Spin-orbit interaction in tubular prismatic nanowires

We theoretically study the spin-orbit interaction in the outer regions of core-shell nanowires that can act as tubular, prismatic conductors. The polygonal cross section of these wires induces non-uniform electron localization along the wire perimeter. In particular, low-energy electrons accumulate in the corner regions, and in the case of narrow shells, conductive channels form along the sharp edges. In contrast, higher-energy electrons are shifted toward the facets. These two groups of states may be separated by large energy gaps, which can exceed the room-temperature energy in the case of triangular geometries. We compare the impact of spin-orbit interaction on the corner and side states of hexagonal and triangular shells grown on hexagonal cores as well as on triangular shells grown on triangular cores.
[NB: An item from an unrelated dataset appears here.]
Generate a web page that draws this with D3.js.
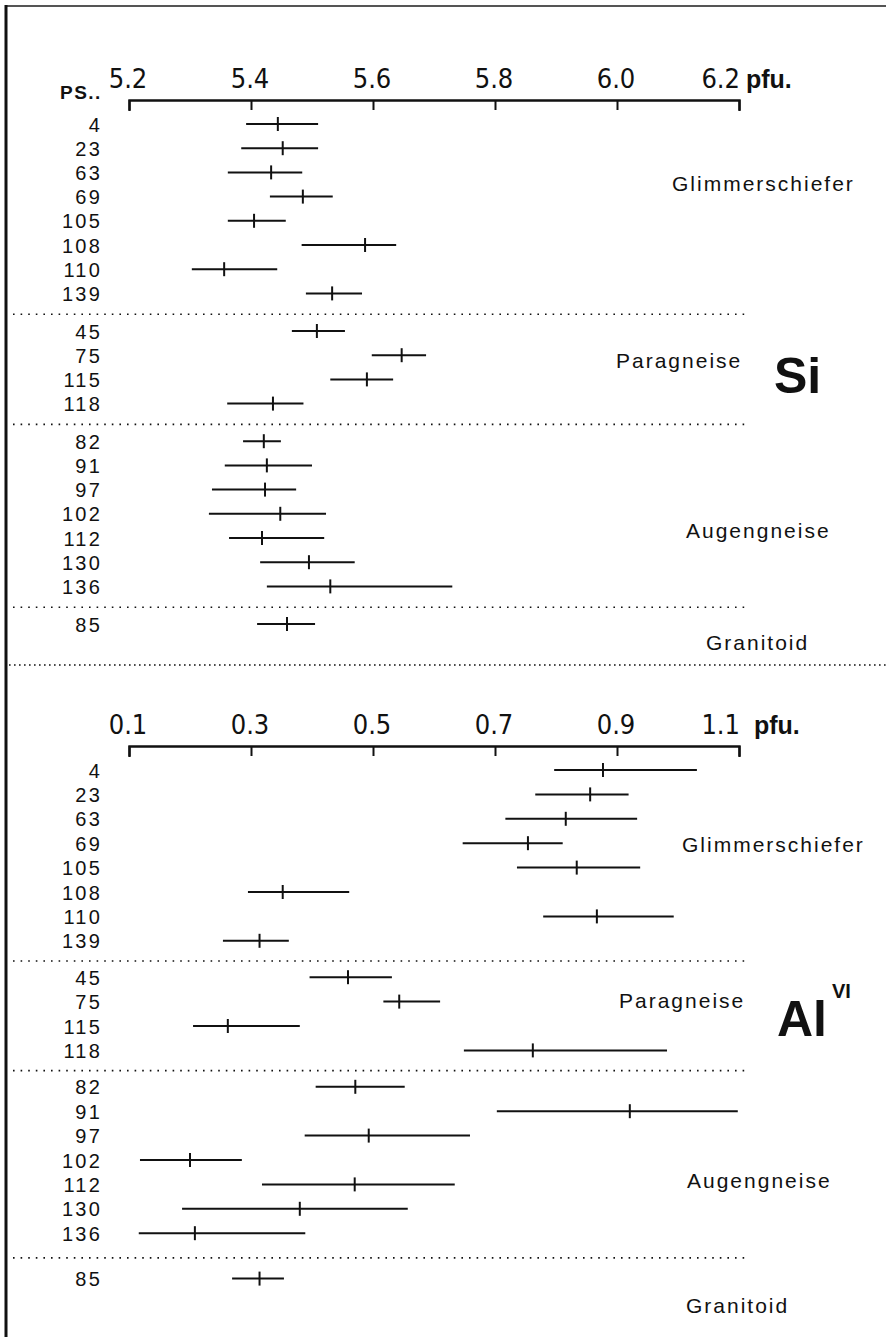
<!DOCTYPE html>
<html>
<head>
<meta charset="utf-8">
<script src="https://cdn.jsdelivr.net/npm/d3@7"></script>
<style>
  html, body { margin: 0; padding: 0; background: #fff; }
  svg { display: block; }
  .lbl { font-family: "Liberation Sans", Arial, sans-serif; fill: #111; }
  .tick-lbl { font-family: "Liberation Sans Narrow", "DejaVu Sans Condensed", sans-serif; fill: #111; }
</style>
</head>
<body>
<svg id="chart" width="886" height="1337"></svg>
<script>
// ---------------- DATA ----------------
const groups = ["Glimmerschiefer", "Paragneise", "Augengneise", "Granitoid"];
const samples = ["4","23","63","69","105","108","110","139","45","75","115","118","82","91","97","102","112","130","136","85"];
const sampleGroup = [0,0,0,0,0,0,0,0,1,1,1,1,2,2,2,2,2,2,2,3];

const siTicks = [5.2, 5.4, 5.6, 5.8, 6.0, 6.2];
const siTickLabels = ["5.2", "5.4", "5.6", "5.8", "6.0", "6.2"];
const siMean = [5.444,5.452,5.433,5.485,5.405,5.587,5.356,5.533,5.508,5.647,5.590,5.436,5.421,5.426,5.423,5.448,5.418,5.495,5.530,5.459];
const siLow  = [5.392,5.384,5.362,5.431,5.362,5.483,5.303,5.490,5.467,5.598,5.530,5.361,5.387,5.357,5.336,5.331,5.364,5.415,5.426,5.410];
const siHigh = [5.510,5.510,5.484,5.534,5.457,5.638,5.443,5.582,5.554,5.687,5.633,5.486,5.449,5.500,5.474,5.523,5.520,5.570,5.730,5.505];

const alTicks = [0.1, 0.3, 0.5, 0.7, 0.9, 1.1];
const alTickLabels = ["0.1", "0.3", "0.5", "0.7", "0.9", "1.1"];
const alMean = [0.877,0.856,0.816,0.754,0.834,0.352,0.867,0.314,0.459,0.543,0.262,0.762,0.471,0.921,0.493,0.200,0.470,0.380,0.208,0.314];
const alLow  = [0.797,0.766,0.717,0.647,0.736,0.295,0.779,0.254,0.396,0.517,0.205,0.649,0.406,0.703,0.388,0.118,0.318,0.187,0.116,0.269];
const alHigh = [1.031,0.919,0.933,0.811,0.938,0.461,0.993,0.362,0.531,0.610,0.380,0.982,0.552,1.098,0.659,0.285,0.634,0.557,0.389,0.354];

// ---------------- DRAW ----------------
const svg = d3.select("#chart");
const ink = "#111";

// frame
svg.append("line").attr("x1", 5).attr("x2", 886).attr("y1", 6).attr("y2", 6)
  .attr("stroke", "#555").attr("stroke-width", 2);
svg.append("line").attr("x1", 6).attr("x2", 6).attr("y1", 5).attr("y2", 1337)
  .attr("stroke", ink).attr("stroke-width", 3);

// section separator
svg.append("line").attr("x1", 9).attr("x2", 886).attr("y1", 665).attr("y2", 665)
  .attr("stroke", ink).attr("stroke-width", 1.6).attr("stroke-dasharray", "1.6,3.4");

function drawSection(cfg) {
  const x = d3.scaleLinear().domain(cfg.domain).range([129, 739]);
  const rowY = d3.scaleLinear().domain([0, 1]).range([cfg.top, cfg.top + cfg.step]);
  const yOf = (i) => rowY(i) + cfg.gaps[sampleGroup[i]];

  const g = svg.append("g");

  // axis: line with ticks hanging down
  const ax = g.append("g").attr("transform", `translate(0,${cfg.axisY})`)
    .call(d3.axisBottom(x).tickValues(cfg.ticks).tickSize(10).tickSizeOuter(11).tickFormat(""));
  ax.select(".domain").attr("stroke", ink).attr("stroke-width", 2.4);
  ax.selectAll(".tick line").attr("stroke", ink).attr("stroke-width", 2);

  // tick labels above the axis
  g.selectAll(null).data(cfg.ticks).enter().append("text")
    .attr("class", "tick-lbl")
    .attr("x", (d, i) => i === cfg.ticks.length - 1 ? x(d) + 1 : x(d) - 1)
    .attr("y", cfg.axisY - 12)
    .attr("text-anchor", (d, i) => i === cfg.ticks.length - 1 ? "end" : "middle")
    .attr("font-size", 27)
    .text((d, i) => cfg.tickLabels[i]);

  g.append("text").attr("class", "lbl")
    .attr("x", cfg.pfuX).attr("y", cfg.axisY - 12)
    .attr("font-size", 25).attr("font-weight", "bold")
    .text("pfu.");

  // row labels
  g.selectAll(null).data(samples).enter().append("text")
    .attr("class", "lbl")
    .attr("x", 102).attr("y", (d, i) => yOf(i) + 7.5)
    .attr("text-anchor", "end")
    .attr("font-size", 20).attr("letter-spacing", 2.2)
    .text(d => d);

  // error bars
  g.selectAll(null).data(samples).enter().append("line")
    .attr("x1", (d, i) => x(cfg.low[i])).attr("x2", (d, i) => x(cfg.high[i]))
    .attr("y1", (d, i) => yOf(i)).attr("y2", (d, i) => yOf(i))
    .attr("stroke", ink).attr("stroke-width", 2);
  g.selectAll(null).data(samples).enter().append("line")
    .attr("x1", (d, i) => x(cfg.mean[i])).attr("x2", (d, i) => x(cfg.mean[i]))
    .attr("y1", (d, i) => yOf(i) - 7).attr("y2", (d, i) => yOf(i) + 7)
    .attr("stroke", ink).attr("stroke-width", 2);

  // group separators (dotted)
  for (let k = 1; k < groups.length; k++) {
    const first = sampleGroup.indexOf(k);
    const ySep = (yOf(first - 1) + yOf(first)) / 2 + 2;
    g.append("line").attr("x1", 13).attr("x2", 746).attr("y1", ySep).attr("y2", ySep)
      .attr("stroke", ink).attr("stroke-width", 1.6).attr("stroke-dasharray", "1.6,6");
  }

  // group names
  cfg.groupPos.forEach((p, k) => {
    g.append("text").attr("class", "lbl")
      .attr("x", p[0]).attr("y", p[1])
      .attr("font-size", 21).attr("letter-spacing", 2)
      .text(groups[k]);
  });

  return g;
}

const siG = drawSection({
  domain: [5.2, 6.2], ticks: siTicks, tickLabels: siTickLabels,
  mean: siMean, low: siLow, high: siHigh,
  axisY: 100, top: 124, step: 24.2, gaps: [0, 13.4, 26.8, 40.2],
  pfuX: 746,
  groupPos: [[672, 191], [616, 368], [686, 538], [706, 650]]
});
siG.append("text").attr("class", "lbl")
  .attr("x", 60).attr("y", 99).attr("font-size", 19).attr("font-weight", "bold")
  .attr("letter-spacing", 1.5).text("PS..");
siG.append("text").attr("class", "lbl")
  .attr("x", 774).attr("y", 393).attr("font-size", 50).attr("font-weight", "bold")
  .text("Si");

const alG = drawSection({
  domain: [0.1, 1.1], ticks: alTicks, tickLabels: alTickLabels,
  mean: alMean, low: alLow, high: alHigh,
  axisY: 746, top: 770, step: 24.4, gaps: [0, 12, 24, 45],
  pfuX: 754,
  groupPos: [[682, 852], [619, 1008], [687, 1188], [686, 1313]]
});
const alT = alG.append("text").attr("class", "lbl")
  .attr("x", 777).attr("y", 1036).attr("font-size", 50).attr("font-weight", "bold");
alT.append("tspan").text("Al");
alT.append("tspan").attr("dx", 5).attr("dy", -38).attr("font-size", 20).text("VI");
</script>
</body>
</html>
We find that the spin-orbit splitting, and thus the degeneracy of energy states at finite wave vectors, strongly depends on the tube's geometry. We demonstrate that the weak spin-orbit coupling observed in clean wires can be significantly enhanced if the intermixing of core and shell materials takes place. Moreover, we show that the energy spectrum in the presence of spin-orbit interaction allows for estimating the interaction between states and shows that triangular shells can act as three independent wires in the low-energy regime, while they behave as interacting systems at higher energy ranges.